1.1 Systems

Such knowledge is too wonderful for me; it is high, I cannot attain it.” — Psalm 139:6

To describe nature is tantamount to impossible. The world is too vast to take in all at once, so we focus on a portion of it—a system. It might be a single falling apple, a set of species in a forest, or a group of stars orbiting one another. Within that window, we pick a limited collection characteristic shared by all the members of the system, to evaluate how they interact, and how will the system evolve. Where will the apple fall? Which species will grow the most in the forest?

With a piece of the whole and measurable characteristics serving as parameters, we can then pick one to serve as our independent parameter, meaning that we are describing the other parameters in relation to it, making it the foundation of the model we create to describe the system. The most common independent parameter is time, because it keeps marching, in a uniform way independently of all other parameters in almost all situations, besides very few specific cases.

In our forest example, time moves independently of the size of the forest, and the number of animals, but both size and number of animals can vary in relation to time, allowing us to create models to guess how many animals the forest will have after a period.  Furthermore, those parameters have to be measured through a proper ruler. If we keep track of time in seconds at the beginning, then all of a sudden shift to keeping track through multiples of the time it takes for a train to go from London to Paris, something outside the system we are modelling, therefore impossible to know with our collection of parameters, our model falls apart.
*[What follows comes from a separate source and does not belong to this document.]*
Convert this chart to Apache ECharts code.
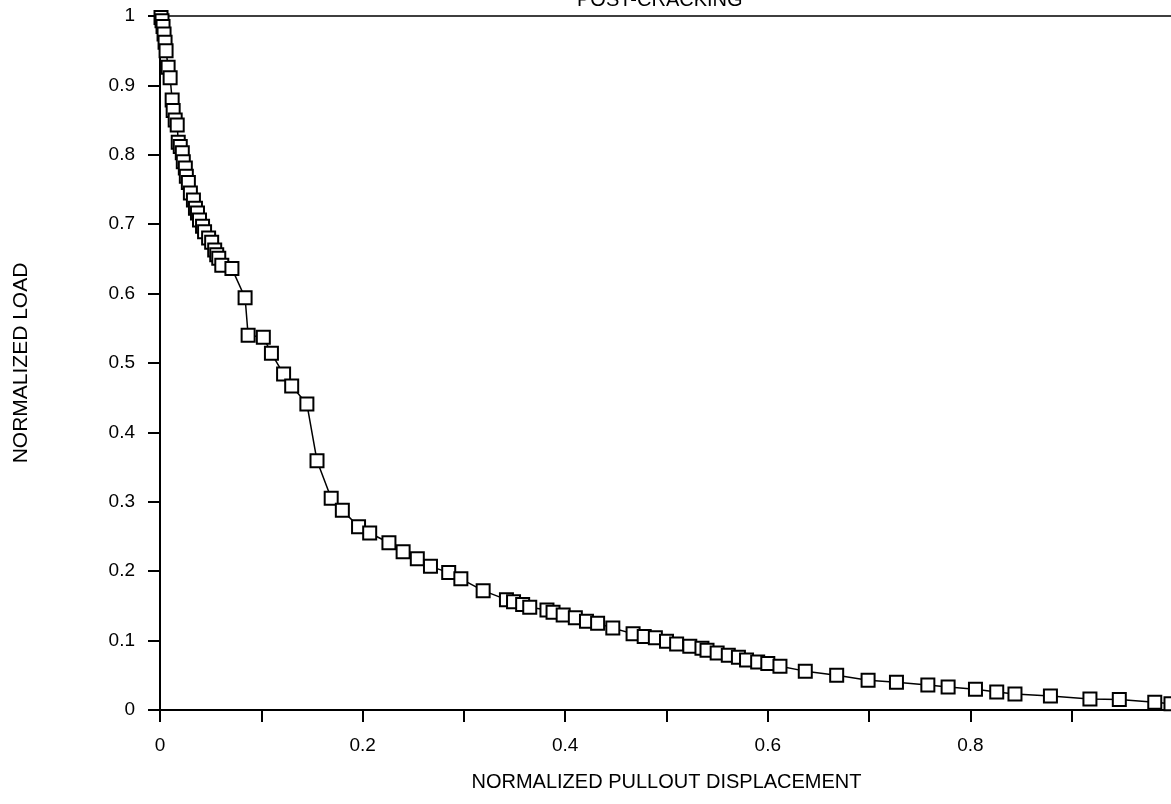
<!DOCTYPE html>
<html>
<head>
<meta charset="utf-8">
<script src="https://cdn.jsdelivr.net/npm/echarts@6/dist/echarts.min.js"></script>
<style>
  html, body { margin: 0; padding: 0; background: #fff; }
  #chart { width: 1171px; height: 804px; }
</style>
</head>
<body>
<div id="chart"></div>
<script>
// Normalized pullout displacement (x) and normalized load (y), post-cracking
const displacement = [
  0.001, 0.002, 0.003, 0.004, 0.005, 0.006, 0.008, 0.010, 0.012, 0.013,
  0.015, 0.017, 0.018, 0.020, 0.022, 0.023, 0.025, 0.026, 0.028, 0.030,
  0.033, 0.035, 0.037, 0.039, 0.042, 0.044, 0.048, 0.051, 0.054, 0.056,
  0.058, 0.061, 0.071, 0.084, 0.087, 0.102, 0.110, 0.122, 0.130, 0.145,
  0.155, 0.169, 0.180, 0.196, 0.207, 0.226, 0.240, 0.254, 0.267, 0.285,
  0.297, 0.319, 0.342, 0.349, 0.358, 0.365, 0.382, 0.388, 0.398, 0.410,
  0.421, 0.432, 0.447, 0.467, 0.478, 0.489, 0.500, 0.510, 0.523, 0.535,
  0.540, 0.550, 0.561, 0.571, 0.579, 0.590, 0.600, 0.612, 0.637, 0.668,
  0.699, 0.727, 0.758, 0.778, 0.805, 0.826, 0.844, 0.879, 0.918, 0.947,
  0.982, 0.998
];
const load = [
  0.998, 0.993, 0.985, 0.974, 0.962, 0.950, 0.926, 0.911, 0.879, 0.864,
  0.850, 0.843, 0.818, 0.812, 0.803, 0.790, 0.781, 0.769, 0.760, 0.745,
  0.735, 0.723, 0.716, 0.706, 0.697, 0.689, 0.680, 0.674, 0.663, 0.656,
  0.651, 0.641, 0.636, 0.594, 0.540, 0.537, 0.514, 0.484, 0.467, 0.441,
  0.359, 0.305, 0.288, 0.264, 0.255, 0.241, 0.228, 0.218, 0.207, 0.198,
  0.189, 0.172, 0.159, 0.156, 0.152, 0.148, 0.144, 0.141, 0.137, 0.133,
  0.128, 0.125, 0.118, 0.110, 0.106, 0.104, 0.099, 0.095, 0.092, 0.089,
  0.086, 0.082, 0.079, 0.076, 0.072, 0.069, 0.067, 0.063, 0.056, 0.050,
  0.043, 0.040, 0.036, 0.033, 0.030, 0.026, 0.023, 0.020, 0.016, 0.015,
  0.011, 0.009
];
const xLabels = ['0', '0.2', '0.4', '0.6', '0.8'];
const yLabels = ['0', '0.1', '0.2', '0.3', '0.4', '0.5', '0.6', '0.7', '0.8', '0.9', '1'];

const points = displacement.map((x, i) => [x, load[i]]);
const FONT = 'Liberation Sans, Arial, sans-serif';
const INK = '#000';

const chart = echarts.init(document.getElementById('chart'), null, { renderer: 'canvas' });
chart.setOption({
  backgroundColor: '#fff',
  animation: false,
  title: {
    text: 'POST-CRACKING',
    left: 572,
    top: -15,
    textStyle: { fontFamily: FONT, fontSize: 20, fontWeight: 'normal', color: INK }
  },
  grid: {
    left: 160, width: 1013, top: 16, height: 694,
    outerBoundsMode: 'none',
    show: true, borderColor: INK, borderWidth: 1.5, backgroundColor: 'transparent'
  },
  xAxis: {
    type: 'value', min: 0, max: 1, interval: 0.1,
    name: 'NORMALIZED PULLOUT DISPLACEMENT',
    nameLocation: 'middle', nameGap: 62,
    nameTextStyle: { fontFamily: FONT, fontSize: 20, color: INK },
    axisLine: { show: true, lineStyle: { color: INK, width: 2 } },
    axisTick: { show: true, inside: false, length: 12, lineStyle: { color: INK, width: 2 } },
    splitLine: { show: false },
    axisLabel: {
      margin: 26, fontFamily: FONT, fontSize: 19, color: INK,
      formatter: v => {
        const s = String(Math.round(v * 10) / 10);
        return xLabels.includes(s) ? s : '';
      }
    }
  },
  yAxis: {
    type: 'value', min: 0, max: 1, interval: 0.1,
    name: 'NORMALIZED LOAD',
    nameLocation: 'middle', nameGap: 128, nameRotate: 90,
    nameTextStyle: { fontFamily: FONT, fontSize: 21, color: INK },
    axisLine: { show: true, lineStyle: { color: INK, width: 2 } },
    axisTick: { show: true, inside: false, length: 12, lineStyle: { color: INK, width: 2 } },
    splitLine: { show: false },
    axisLabel: {
      margin: 25, fontFamily: FONT, fontSize: 19, color: INK,
      formatter: v => yLabels[Math.round(v * 10)]
    }
  },
  series: [{
    type: 'line',
    data: points,
    showAllSymbol: true,
    symbol: 'rect',
    symbolSize: 13,
    clip: false,
    lineStyle: { color: INK, width: 1.5 },
    itemStyle: { color: '#fff', borderColor: INK, borderWidth: 2 }
  }]
});
</script>
</body>
</html>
The same goes to the number of animals. If we consider at first each animal a single unit, just to shift to multiples of the amount that a 4 year old toddler can count with his finger before he grows bored, our system also falls apart. Keeping a coherent way to keep track of how the parameters of the systems evolve is paramount to making a proper model. That is why keeping track through multiples of padronized units like meters and second is so important. Those units are called a base through which we will build our measurements upon.